- Written instruction:
For the copy, please give all of the data again exactly and leave the pictures out.

- Data section:
*****

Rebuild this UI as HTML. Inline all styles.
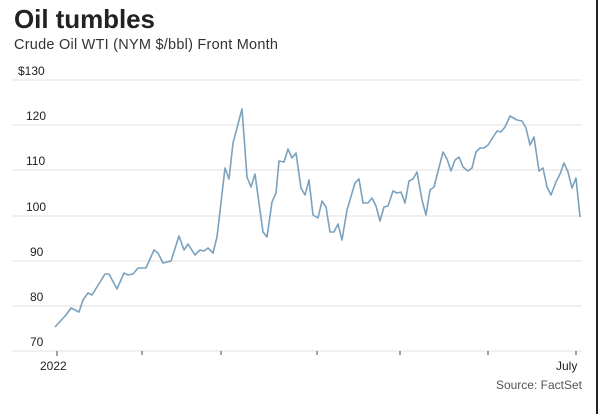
<!DOCTYPE html><html><head><style>body{margin:0;background:#fff;width:600px;height:414px;overflow:hidden;font-family:"Liberation Sans",sans-serif}</style></head><body>
<svg width="600" height="414" xmlns="http://www.w3.org/2000/svg">
<text x="14" y="28" font-size="26" font-weight="bold" fill="#222" textLength="141">Oil tumbles</text>
<text x="14" y="49" font-size="14.5" fill="#333" textLength="264">Crude Oil WTI (NYM $/bbl) Front Month</text>
<g stroke="#e6e6e6" stroke-width="1.2">
<line x1="12" x2="582" y1="80" y2="80"/><line x1="12" x2="582" y1="125" y2="125"/><line x1="12" x2="582" y1="170" y2="170"/><line x1="12" x2="582" y1="216" y2="216"/><line x1="12" x2="582" y1="261" y2="261"/><line x1="12" x2="582" y1="306" y2="306"/><line x1="12" x2="582" y1="351" y2="351"/></g>
<g font-size="12" fill="#222"><text x="18" y="75">$130</text><text x="26" y="120">120</text><text x="26" y="165">110</text><text x="26" y="211">100</text><text x="30" y="256">90</text><text x="30" y="301">80</text><text x="30" y="346">70</text>
<text x="40" y="370">2022</text><text x="556" y="370">July</text></g>
<text x="582" y="389" font-size="12" fill="#555" text-anchor="end">Source: FactSet</text>
<g stroke="#444" stroke-width="1"><line x1="57" x2="57" y1="351" y2="356"/><line x1="142" x2="142" y1="351" y2="355"/><line x1="221" x2="221" y1="351" y2="355"/><line x1="317" x2="317" y1="351" y2="355"/><line x1="400" x2="400" y1="351" y2="355"/><line x1="488" x2="488" y1="351" y2="355"/><line x1="576" x2="576" y1="351" y2="355"/></g>
<line x1="597" x2="597" y1="0" y2="414" stroke="#222" stroke-width="2"/>
<polyline fill="none" stroke="#7aa2bf" stroke-width="1.6" stroke-linejoin="round" points="55,327 66,315 71,308 79,312 83,300 88,293 92,295 105,274 109,274 117,289 124,273 128,275 133,274 138,268 146,268 154,250 158,253 163,263 171,261 179,236 184,250 188,244 195,255 200,250 204,251 208,248 213,253 217,237 225,168 229,179 233,143 242,109 247,177 251,187 255,174 263,232 267,237 272,202 276,193 279,161 284,162 288,149 292,158 296,153 301,188 305,195 309,180 313,215 318,218 322,201 326,207 330,232 334,232 338,224 342,240 347,210 355,183 359,179 363,203 368,203 372,198 376,206 380,221 384,207 388,206 393,191 397,193 401,192 405,203 409,181 413,179 417,172 422,200 426,215 430,190 434,187 443,152 447,159 451,171 455,160 459,157 463,167 468,171 472,168 476,152 480,148 484,148 488,145 497,131 501,132 505,127 510,116 517,120 522,121 526,128 530,145 534,137 539,171 543,168 547,187 551,195 556,182 560,174 564,163 568,172 572,188 576,178 580,217"/>
</svg></body></html>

*****

- Answer for the task:
Rebuild this UI as HTML. Inline all styles.
<!DOCTYPE html><html><head><style>body{margin:0;background:#fff;width:600px;height:414px;overflow:hidden;font-family:"Liberation Sans",sans-serif}</style></head><body>
<svg width="600" height="414" xmlns="http://www.w3.org/2000/svg">
<text x="14" y="28" font-size="26" font-weight="bold" fill="#222" textLength="141">Oil tumbles</text>
<text x="14" y="49" font-size="14.5" fill="#333" textLength="264">Crude Oil WTI (NYM $/bbl) Front Month</text>
<g stroke="#e6e6e6" stroke-width="1.2">
<line x1="12" x2="582" y1="80" y2="80"/><line x1="12" x2="582" y1="125" y2="125"/><line x1="12" x2="582" y1="170" y2="170"/><line x1="12" x2="582" y1="216" y2="216"/><line x1="12" x2="582" y1="261" y2="261"/><line x1="12" x2="582" y1="306" y2="306"/><line x1="12" x2="582" y1="351" y2="351"/></g>
<g font-size="12" fill="#222"><text x="18" y="75">$130</text><text x="26" y="120">120</text><text x="26" y="165">110</text><text x="26" y="211">100</text><text x="30" y="256">90</text><text x="30" y="301">80</text><text x="30" y="346">70</text>
<text x="40" y="370">2022</text><text x="556" y="370">July</text></g>
<text x="582" y="389" font-size="12" fill="#555" text-anchor="end">Source: FactSet</text>
<g stroke="#444" stroke-width="1"><line x1="57" x2="57" y1="351" y2="356"/><line x1="142" x2="142" y1="351" y2="355"/><line x1="221" x2="221" y1="351" y2="355"/><line x1="317" x2="317" y1="351" y2="355"/><line x1="400" x2="400" y1="351" y2="355"/><line x1="488" x2="488" y1="351" y2="355"/><line x1="576" x2="576" y1="351" y2="355"/></g>
<line x1="597" x2="597" y1="0" y2="414" stroke="#222" stroke-width="2"/>
<polyline fill="none" stroke="#7aa2bf" stroke-width="1.6" stroke-linejoin="round" points="55,327 66,315 71,308 79,312 83,300 88,293 92,295 105,274 109,274 117,289 124,273 128,275 133,274 138,268 146,268 154,250 158,253 163,263 171,261 179,236 184,250 188,244 195,255 200,250 204,251 208,248 213,253 217,237 225,168 229,179 233,143 242,109 247,177 251,187 255,174 263,232 267,237 272,202 276,193 279,161 284,162 288,149 292,158 296,153 301,188 305,195 309,180 313,215 318,218 322,201 326,207 330,232 334,232 338,224 342,240 347,210 355,183 359,179 363,203 368,203 372,198 376,206 380,221 384,207 388,206 393,191 397,193 401,192 405,203 409,181 413,179 417,172 422,200 426,215 430,190 434,187 443,152 447,159 451,171 455,160 459,157 463,167 468,171 472,168 476,152 480,148 484,148 488,145 497,131 501,132 505,127 510,116 517,120 522,121 526,128 530,145 534,137 539,171 543,168 547,187 551,195 556,182 560,174 564,163 568,172 572,188 576,178 580,217"/>
</svg></body></html>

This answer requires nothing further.